--- Start ---

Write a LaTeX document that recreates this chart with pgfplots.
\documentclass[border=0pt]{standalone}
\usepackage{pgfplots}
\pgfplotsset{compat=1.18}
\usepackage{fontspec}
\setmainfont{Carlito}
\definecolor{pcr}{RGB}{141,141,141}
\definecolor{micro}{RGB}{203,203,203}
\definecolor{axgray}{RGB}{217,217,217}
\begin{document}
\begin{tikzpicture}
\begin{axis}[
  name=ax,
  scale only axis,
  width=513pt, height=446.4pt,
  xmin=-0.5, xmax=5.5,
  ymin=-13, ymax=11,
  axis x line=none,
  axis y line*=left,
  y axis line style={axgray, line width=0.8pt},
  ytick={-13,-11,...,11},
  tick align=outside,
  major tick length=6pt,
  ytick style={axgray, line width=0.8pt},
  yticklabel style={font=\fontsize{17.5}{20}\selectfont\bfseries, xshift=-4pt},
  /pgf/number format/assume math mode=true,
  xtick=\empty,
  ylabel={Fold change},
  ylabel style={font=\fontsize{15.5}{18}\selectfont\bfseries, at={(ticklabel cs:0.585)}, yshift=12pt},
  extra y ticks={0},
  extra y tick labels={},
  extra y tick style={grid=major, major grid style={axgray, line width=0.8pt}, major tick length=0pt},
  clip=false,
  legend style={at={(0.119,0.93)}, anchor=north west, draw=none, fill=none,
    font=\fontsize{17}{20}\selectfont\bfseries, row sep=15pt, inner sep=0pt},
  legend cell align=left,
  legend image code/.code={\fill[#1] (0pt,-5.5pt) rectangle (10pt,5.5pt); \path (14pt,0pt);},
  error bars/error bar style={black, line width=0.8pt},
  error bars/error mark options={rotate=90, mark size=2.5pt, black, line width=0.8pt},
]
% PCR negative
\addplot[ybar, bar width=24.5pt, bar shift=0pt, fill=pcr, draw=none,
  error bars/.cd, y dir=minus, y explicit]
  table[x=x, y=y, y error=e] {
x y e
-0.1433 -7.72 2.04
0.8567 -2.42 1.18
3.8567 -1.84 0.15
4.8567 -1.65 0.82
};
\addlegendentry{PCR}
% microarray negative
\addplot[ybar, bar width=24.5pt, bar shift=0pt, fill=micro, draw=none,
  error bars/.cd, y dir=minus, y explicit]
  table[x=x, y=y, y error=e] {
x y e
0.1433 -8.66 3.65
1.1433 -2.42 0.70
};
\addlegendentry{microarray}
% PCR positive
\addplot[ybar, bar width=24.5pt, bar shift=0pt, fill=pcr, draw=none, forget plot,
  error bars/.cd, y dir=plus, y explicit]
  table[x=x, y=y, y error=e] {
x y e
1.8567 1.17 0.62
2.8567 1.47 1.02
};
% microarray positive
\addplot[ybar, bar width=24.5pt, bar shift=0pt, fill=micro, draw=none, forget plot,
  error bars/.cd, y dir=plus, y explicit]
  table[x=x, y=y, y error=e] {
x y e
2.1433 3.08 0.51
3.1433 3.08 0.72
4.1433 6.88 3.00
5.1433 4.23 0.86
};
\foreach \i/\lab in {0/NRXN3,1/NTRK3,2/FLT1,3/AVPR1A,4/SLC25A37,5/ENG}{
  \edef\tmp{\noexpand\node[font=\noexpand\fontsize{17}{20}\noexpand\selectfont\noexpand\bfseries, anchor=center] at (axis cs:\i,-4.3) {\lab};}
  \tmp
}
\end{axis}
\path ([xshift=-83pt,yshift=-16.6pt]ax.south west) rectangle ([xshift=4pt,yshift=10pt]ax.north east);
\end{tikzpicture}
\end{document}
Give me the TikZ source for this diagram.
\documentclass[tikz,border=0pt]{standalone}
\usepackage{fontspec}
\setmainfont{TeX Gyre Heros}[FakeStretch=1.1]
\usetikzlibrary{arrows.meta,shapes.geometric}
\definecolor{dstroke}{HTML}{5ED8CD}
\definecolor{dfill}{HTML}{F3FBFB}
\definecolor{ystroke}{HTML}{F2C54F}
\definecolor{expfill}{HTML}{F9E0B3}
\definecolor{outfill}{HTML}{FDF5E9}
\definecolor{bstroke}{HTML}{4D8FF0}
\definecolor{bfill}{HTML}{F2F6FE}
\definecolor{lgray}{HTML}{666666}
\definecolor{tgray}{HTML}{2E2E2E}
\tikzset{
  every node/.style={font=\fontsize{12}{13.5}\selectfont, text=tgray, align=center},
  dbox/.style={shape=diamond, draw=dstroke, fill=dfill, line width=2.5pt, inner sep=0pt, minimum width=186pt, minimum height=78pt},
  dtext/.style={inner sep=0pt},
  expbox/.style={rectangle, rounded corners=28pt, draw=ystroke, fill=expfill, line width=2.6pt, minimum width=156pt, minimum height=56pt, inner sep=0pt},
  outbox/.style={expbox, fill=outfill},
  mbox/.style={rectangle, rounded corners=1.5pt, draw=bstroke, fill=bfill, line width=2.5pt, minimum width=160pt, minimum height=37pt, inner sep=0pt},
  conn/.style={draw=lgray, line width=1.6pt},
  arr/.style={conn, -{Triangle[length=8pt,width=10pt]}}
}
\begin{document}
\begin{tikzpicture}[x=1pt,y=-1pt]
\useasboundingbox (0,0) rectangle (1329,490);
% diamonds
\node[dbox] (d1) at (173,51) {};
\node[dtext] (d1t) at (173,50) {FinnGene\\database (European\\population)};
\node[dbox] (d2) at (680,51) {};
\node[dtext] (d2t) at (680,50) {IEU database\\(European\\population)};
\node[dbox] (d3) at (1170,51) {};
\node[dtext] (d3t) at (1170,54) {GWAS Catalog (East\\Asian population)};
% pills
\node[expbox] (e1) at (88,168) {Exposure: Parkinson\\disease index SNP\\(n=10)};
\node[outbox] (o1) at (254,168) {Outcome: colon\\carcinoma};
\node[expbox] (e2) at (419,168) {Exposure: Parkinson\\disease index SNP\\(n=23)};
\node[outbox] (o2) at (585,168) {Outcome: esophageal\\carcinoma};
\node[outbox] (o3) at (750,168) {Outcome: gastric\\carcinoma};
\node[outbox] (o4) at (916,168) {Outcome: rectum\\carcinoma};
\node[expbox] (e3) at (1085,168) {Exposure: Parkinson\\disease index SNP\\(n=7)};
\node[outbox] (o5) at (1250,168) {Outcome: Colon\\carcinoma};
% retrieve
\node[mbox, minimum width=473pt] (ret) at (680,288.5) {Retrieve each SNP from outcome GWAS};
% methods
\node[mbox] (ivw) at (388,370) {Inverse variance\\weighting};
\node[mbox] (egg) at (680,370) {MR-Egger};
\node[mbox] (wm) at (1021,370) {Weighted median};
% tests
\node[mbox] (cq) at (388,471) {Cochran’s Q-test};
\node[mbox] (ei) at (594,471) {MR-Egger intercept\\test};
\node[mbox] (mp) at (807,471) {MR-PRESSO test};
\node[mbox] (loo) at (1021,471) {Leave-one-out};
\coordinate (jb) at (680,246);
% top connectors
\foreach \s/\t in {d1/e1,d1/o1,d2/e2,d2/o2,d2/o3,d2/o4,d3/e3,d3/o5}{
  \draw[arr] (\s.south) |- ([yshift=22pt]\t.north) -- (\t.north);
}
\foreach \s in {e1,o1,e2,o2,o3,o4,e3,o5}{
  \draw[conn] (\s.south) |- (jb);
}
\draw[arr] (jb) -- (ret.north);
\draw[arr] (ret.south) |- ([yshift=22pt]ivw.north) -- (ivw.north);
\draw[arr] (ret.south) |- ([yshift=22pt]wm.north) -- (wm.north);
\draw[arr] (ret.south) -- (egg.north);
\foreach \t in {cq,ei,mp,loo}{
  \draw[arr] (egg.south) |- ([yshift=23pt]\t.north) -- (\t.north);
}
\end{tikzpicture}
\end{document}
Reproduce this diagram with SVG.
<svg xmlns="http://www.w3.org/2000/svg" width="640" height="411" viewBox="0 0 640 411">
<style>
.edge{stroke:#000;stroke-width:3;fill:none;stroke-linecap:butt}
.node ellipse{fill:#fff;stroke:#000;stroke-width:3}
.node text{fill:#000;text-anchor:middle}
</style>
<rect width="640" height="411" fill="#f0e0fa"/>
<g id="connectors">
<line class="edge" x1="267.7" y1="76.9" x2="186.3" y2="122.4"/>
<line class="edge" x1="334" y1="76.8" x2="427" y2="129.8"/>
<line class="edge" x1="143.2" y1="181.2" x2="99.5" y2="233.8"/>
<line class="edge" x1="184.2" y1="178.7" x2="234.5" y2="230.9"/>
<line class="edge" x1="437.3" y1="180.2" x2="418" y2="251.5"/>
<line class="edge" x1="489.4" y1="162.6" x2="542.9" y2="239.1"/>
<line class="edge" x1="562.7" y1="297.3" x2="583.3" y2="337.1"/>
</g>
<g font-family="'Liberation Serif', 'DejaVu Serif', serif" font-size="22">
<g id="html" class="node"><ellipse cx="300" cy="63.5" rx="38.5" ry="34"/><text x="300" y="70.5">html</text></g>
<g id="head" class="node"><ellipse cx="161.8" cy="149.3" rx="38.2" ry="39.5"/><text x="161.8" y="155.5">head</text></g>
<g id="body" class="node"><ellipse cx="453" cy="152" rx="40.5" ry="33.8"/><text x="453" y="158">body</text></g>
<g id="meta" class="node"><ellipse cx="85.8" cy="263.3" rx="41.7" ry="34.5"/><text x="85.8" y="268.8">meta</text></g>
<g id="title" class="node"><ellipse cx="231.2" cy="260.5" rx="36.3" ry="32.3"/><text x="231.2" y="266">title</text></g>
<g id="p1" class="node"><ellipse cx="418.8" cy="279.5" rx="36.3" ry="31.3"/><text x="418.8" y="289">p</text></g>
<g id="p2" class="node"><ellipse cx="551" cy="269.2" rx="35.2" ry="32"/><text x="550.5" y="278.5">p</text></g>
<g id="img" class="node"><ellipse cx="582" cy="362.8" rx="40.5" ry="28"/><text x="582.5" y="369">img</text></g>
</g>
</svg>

--- End ---

Task details
Pull out every line of the records above that contains the word "with".

Exercise solution
Write a LaTeX document that recreates this chart with pgfplots.
Reproduce this diagram with SVG.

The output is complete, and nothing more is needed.